Employing a ratio of signal to noise is necessary because there is no principled parametric method to control the false positive rate when declaring the signal alone to be ‘large’. Worsley et al. (1992) pooled voxels to estimate a spatially stationary noise variance, however, the spatially non-stationary voxel-wise variance estimate proposed by Friston et al. (1991) has been found more appropriate. However, a consequence of each voxel having its own variance estimate is that rejected null hypotheses could relate to unusually low noise variance, as well as or even instead of noteworthy signal.
SPM is intended for smooth (and usually additionally smoothed) data, which interacts with this issue, since blurring regions of signal with neighbouring low-variance background regions can cause the significant area to spread into the background, and can shift the peak significance towards the low-variance regions, as observed by Reimold et al. (2006). This reduces the localisation accuracy of the topological features.

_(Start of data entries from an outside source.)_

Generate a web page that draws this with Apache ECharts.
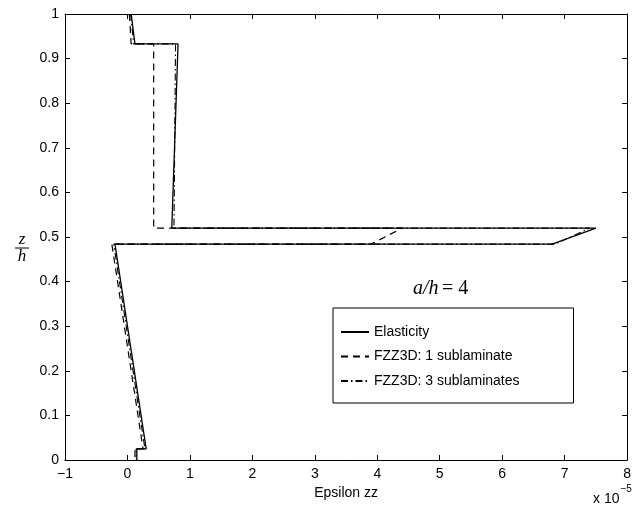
<!DOCTYPE html>
<html>
<head>
<meta charset="utf-8">
<script src="https://cdn.jsdelivr.net/npm/echarts@6/dist/echarts.min.js"></script>
<style>html,body{margin:0;padding:0;background:#fff}#c{width:634px;height:505px}</style>
</head>
<body>
<div id="c"></div>
<script>
// Data (x in units of 1e-5, y = z/h)
const elasticX = [0.06, 0.12, 0.81, 0.71, 7.5, 6.8, -0.2, 0.3, 0.15, 0.15];
const elasticY = [1.0, 0.933, 0.933, 0.52, 0.52, 0.484, 0.484, 0.025, 0.025, 0.0];
const sub1X = [0.03, 0.06, 0.42, 0.42, 4.4, 3.9, -0.25, 0.25, 0.12, 0.12];
const sub1Y = [1.0, 0.933, 0.933, 0.52, 0.52, 0.484, 0.484, 0.025, 0.025, 0.0];
const sub3X = [0.05, 0.1, 0.77, 0.745, 7.4, 6.85, -0.22, 0.28, 0.14, 0.14];
const sub3Y = [1.0, 0.933, 0.933, 0.52, 0.52, 0.484, 0.484, 0.025, 0.025, 0.0];
const seriesNames = ['Elasticity', 'FZZ3D: 1 sublaminate', 'FZZ3D: 3 sublaminates'];

const zip = (xs, ys) => xs.map((x, i) => [x, ys[i]]);
const font = 'Liberation Sans, Arial, Helvetica, sans-serif';
const serif = 'Liberation Serif, Times New Roman, serif';

const chart = echarts.init(document.getElementById('c'), null, {renderer: 'canvas'});
const baseX = {
  type: 'value', min: -1, max: 8, interval: 1,
  axisLine: {show: true, onZero: false, lineStyle: {color: '#000', width: 1}},
  axisTick: {show: true, inside: true, length: 5, lineStyle: {color: '#000'}},
  splitLine: {show: false}
};
const baseY = {
  type: 'value', min: 0, max: 1, interval: 0.1,
  axisLine: {show: true, onZero: false, lineStyle: {color: '#000', width: 1}},
  axisTick: {show: true, inside: true, length: 5, lineStyle: {color: '#000'}},
  splitLine: {show: false}
};
chart.setOption({
  animation: false,
  backgroundColor: '#fff',
  grid: {left: 65, right: 0, top: 14, bottom: 45},
  xAxis: [
    Object.assign({}, baseX, {position: 'bottom',
      axisLabel: {color: '#000', fontSize: 14, fontFamily: font, margin: 7,
        formatter: v => (v < 0 ? '\u2212' + (-v) : String(v))},
      name: 'Epsilon zz', nameLocation: 'middle', nameGap: 25,
      nameTextStyle: {color: '#000', fontSize: 14, fontFamily: font}}),
    Object.assign({}, baseX, {position: 'top', axisLabel: {show: false}})
  ],
  yAxis: [
    Object.assign({}, baseY, {position: 'left',
      axisLabel: {color: '#000', fontSize: 14, fontFamily: font, margin: 6,
        formatter: v => String(Math.round(v * 10) / 10)}}),
    Object.assign({}, baseY, {position: 'right', axisLabel: {show: false}})
  ],
  legend: {
    orient: 'vertical', left: 333, top: 308,
    backgroundColor: '#fff', borderColor: '#000', borderWidth: 1, borderRadius: 0,
    padding: [17, 54, 15, 7],
    itemWidth: 28, itemHeight: 14, itemGap: 10.5,
    itemStyle: {opacity: 0},
    textStyle: {color: '#000', fontSize: 14, fontFamily: font},
    data: seriesNames
  },
  series: [
    {name: seriesNames[0], type: 'line', data: zip(elasticX, elasticY), symbol: 'none',
      lineStyle: {color: '#000', width: 1.3, type: 'solid'}, itemStyle: {color: '#000'}},
    {name: seriesNames[1], type: 'line', data: zip(sub1X, sub1Y), symbol: 'none',
      lineStyle: {color: '#000', width: 1.2, type: [7, 5]}, itemStyle: {color: '#000'}},
    {name: seriesNames[2], type: 'line', data: zip(sub3X, sub3Y), symbol: 'none',
      lineStyle: {color: '#000', width: 1.1, type: [7, 3, 1.5, 3]}, itemStyle: {color: '#000'}}
  ],
  graphic: [
    {type: 'text', left: 413, top: 279, style: {
      text: '{i|a/h} {n|= 4}',
      rich: {
        i: {fontFamily: serif, fontStyle: 'italic', fontSize: 20, fill: '#000'},
        n: {fontFamily: serif, fontSize: 20, fill: '#000'}
      }}},
    {type: 'text', x: 22, y: 240, style: {text: 'z', fontFamily: serif, fontStyle: 'italic',
      fontSize: 17, fill: '#000', align: 'center', verticalAlign: 'middle'}},
    {type: 'line', shape: {x1: 15, y1: 248, x2: 29, y2: 248}, style: {stroke: '#000', lineWidth: 1}},
    {type: 'text', x: 22, y: 257, style: {text: 'h', fontFamily: serif, fontStyle: 'italic',
      fontSize: 17, fill: '#000', align: 'center', verticalAlign: 'middle'}},
    {type: 'text', left: 593, top: 484, style: {
      text: '{a|x 10}{s|\u22125}',
      rich: {
        a: {fontFamily: font, fontSize: 14, fill: '#000', verticalAlign: 'bottom', padding: [8, 0, 0, 0]},
        s: {fontFamily: font, fontSize: 10, fill: '#000', verticalAlign: 'top', padding: [0, 0, 10, 1]}
      }}}
  ]
});
</script>
</body>
</html>
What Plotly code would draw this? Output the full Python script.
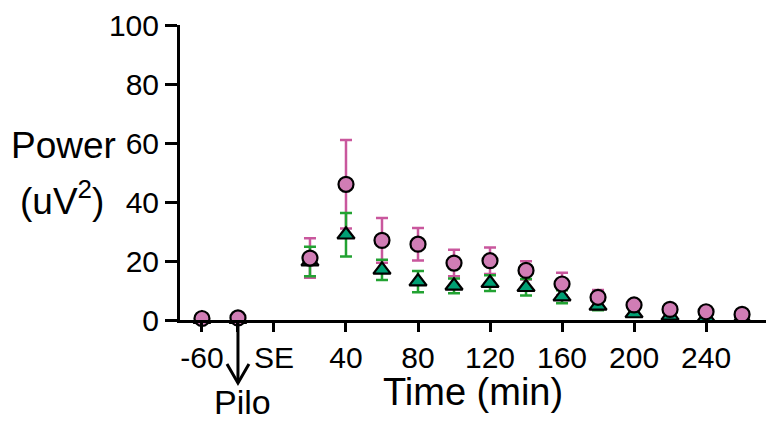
import plotly.graph_objects as go

# Time points (min, plotted position); -40 is the baseline labelled "-60", -20 is pilocarpine
time_pts = [-40, -20, 20, 40, 60, 80, 100, 120, 140, 160, 180, 200, 220, 240, 260]

# Pink series (circles): mean and SEM
pink_mean = [0.5, 0.7, 21.0, 46.0, 27.0, 25.7, 19.3, 20.1, 16.8, 12.2, 7.7, 5.1, 3.6, 2.8, 1.9]
pink_err = [0.3, 0.3, 6.7, 15.0, 7.6, 5.5, 4.5, 4.5, 3.1, 3.8, 2.5, 1.2, 0.8, 0.6, 0.5]

# Green series (triangles): mean and SEM
green_mean = [0.3, 0.3, 19.8, 28.9, 17.0, 13.0, 11.6, 12.5, 11.1, 7.9, 4.8, 2.2, 1.4, 0.9, 0.6]
green_err = [0.2, 0.2, 5.0, 7.4, 3.4, 3.6, 2.5, 2.7, 2.8, 2.2, 1.5, 0.8, 0.5, 0.4, 0.3]

x_tickvals = [-40, -20, 0, 40, 80, 120, 160, 200, 240]
x_ticktext = ["-60", "", "SE", "40", "80", "120", "160", "200", "240"]
y_tickvals = [0, 20, 40, 60, 80, 100]
pilo_time = -20

PINK_FILL = "#D07DB5"
PINK_BAR = "#C9579D"
GREEN_FILL = "#00A074"
GREEN_BAR = "#22A232"
FONT = "Liberation Sans, Arial, sans-serif"

W, H = 767, 423
L, R, T, B = 180, 1, 25, 103
pw, ph = W - L - R, H - T - B
X_RANGE = [-52.2, 273.3]


def px_to_paper(px, py):
    return (px - L) / pw, 1 - (py - T) / ph


def data_x_to_paper(xv):
    return (xv - X_RANGE[0]) / (X_RANGE[1] - X_RANGE[0])


fig = go.Figure()

# Error bars first (invisible markers), then markers on top
fig.add_trace(go.Scatter(
    x=time_pts, y=pink_mean, mode="markers",
    marker=dict(size=1, opacity=0),
    error_y=dict(type="data", array=pink_err, color=PINK_BAR, thickness=2.5, width=6),
    cliponaxis=False, showlegend=False, hoverinfo="skip"))
fig.add_trace(go.Scatter(
    x=time_pts, y=green_mean, mode="markers",
    marker=dict(size=1, opacity=0),
    error_y=dict(type="data", array=green_err, color=GREEN_BAR, thickness=2.5, width=6),
    cliponaxis=False, showlegend=False, hoverinfo="skip"))
fig.add_trace(go.Scatter(
    x=time_pts, y=green_mean, mode="markers", name="green",
    marker=dict(symbol="triangle-up", size=15, color=GREEN_FILL,
                line=dict(color="black", width=2.2)),
    cliponaxis=False, showlegend=False))
fig.add_trace(go.Scatter(
    x=time_pts, y=pink_mean, mode="markers", name="pink",
    marker=dict(symbol="circle", size=15, color=PINK_FILL,
                line=dict(color="black", width=2.2)),
    cliponaxis=False, showlegend=False))

axis_common = dict(showline=True, linecolor="black", linewidth=3, ticks="outside",
                   tickcolor="black", tickwidth=2.5, showgrid=False, zeroline=False,
                   tickfont=dict(family=FONT, size=30, color="black"))

fig.update_xaxes(range=X_RANGE, tickvals=x_tickvals, ticktext=x_ticktext,
                 ticklen=9, **axis_common)
fig.update_yaxes(range=[0, 100], tickvals=y_tickvals, ticklen=12, **axis_common)

# Pilocarpine arrow: shaft plus open V head, drawn in paper units below the axis
ax_x = data_x_to_paper(pilo_time)
_, y_top = px_to_paper(0, 321)
_, y_tip = px_to_paper(0, 383)
_, y_wing = px_to_paper(0, 364)
half_w = 11 / pw
arrow_line = dict(color="black", width=3)
fig.add_shape(type="line", xref="paper", yref="paper",
              x0=ax_x, y0=y_top, x1=ax_x, y1=y_tip, line=arrow_line)
fig.add_shape(type="path", xref="paper", yref="paper",
              path=f"M {ax_x - half_w} {y_wing} L {ax_x} {y_tip} L {ax_x + half_w} {y_wing}",
              line=arrow_line)

_, pilo_y = px_to_paper(0, 402)
fig.add_annotation(x=pilo_time, y=pilo_y, xref="x", yref="paper", text="Pilo",
                   showarrow=False, yanchor="middle", xshift=5,
                   font=dict(family=FONT, size=34, color="black"))

# Axis titles placed by pixel position
titles = [("Time (min)", 473, 392, 38), ("Power", 63, 145, 37), ("(uV<sup>2</sup>)", 62, 198, 37)]
for text, px, py, size in titles:
    xp, yp = px_to_paper(px, py)
    fig.add_annotation(x=xp, y=yp, xref="paper", yref="paper", text=text, showarrow=False,
                       xanchor="center", yanchor="middle",
                       font=dict(family=FONT, size=size, color="black"))

fig.update_layout(width=W, height=H, margin=dict(l=L, r=R, t=T, b=B),
                  plot_bgcolor="white", paper_bgcolor="white", showlegend=False)

fig.write_html("out.html")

Reimold et al. (2006) proposed to address these localisation accuracy problems by returning to consider the underlying signal (the ‘contrast’ image) within the clusters detected by the conventional t-statistic based procedure. More precisely, significant clusters are grown to accommodate neighbouring voxels with similarly large signal, and the signal itself is visualised in colour-coded maps in place of the usual t-values.1 However, this modification clearly cannot protect against the unwanted detection of clusters with low signal in regions of even lower variance.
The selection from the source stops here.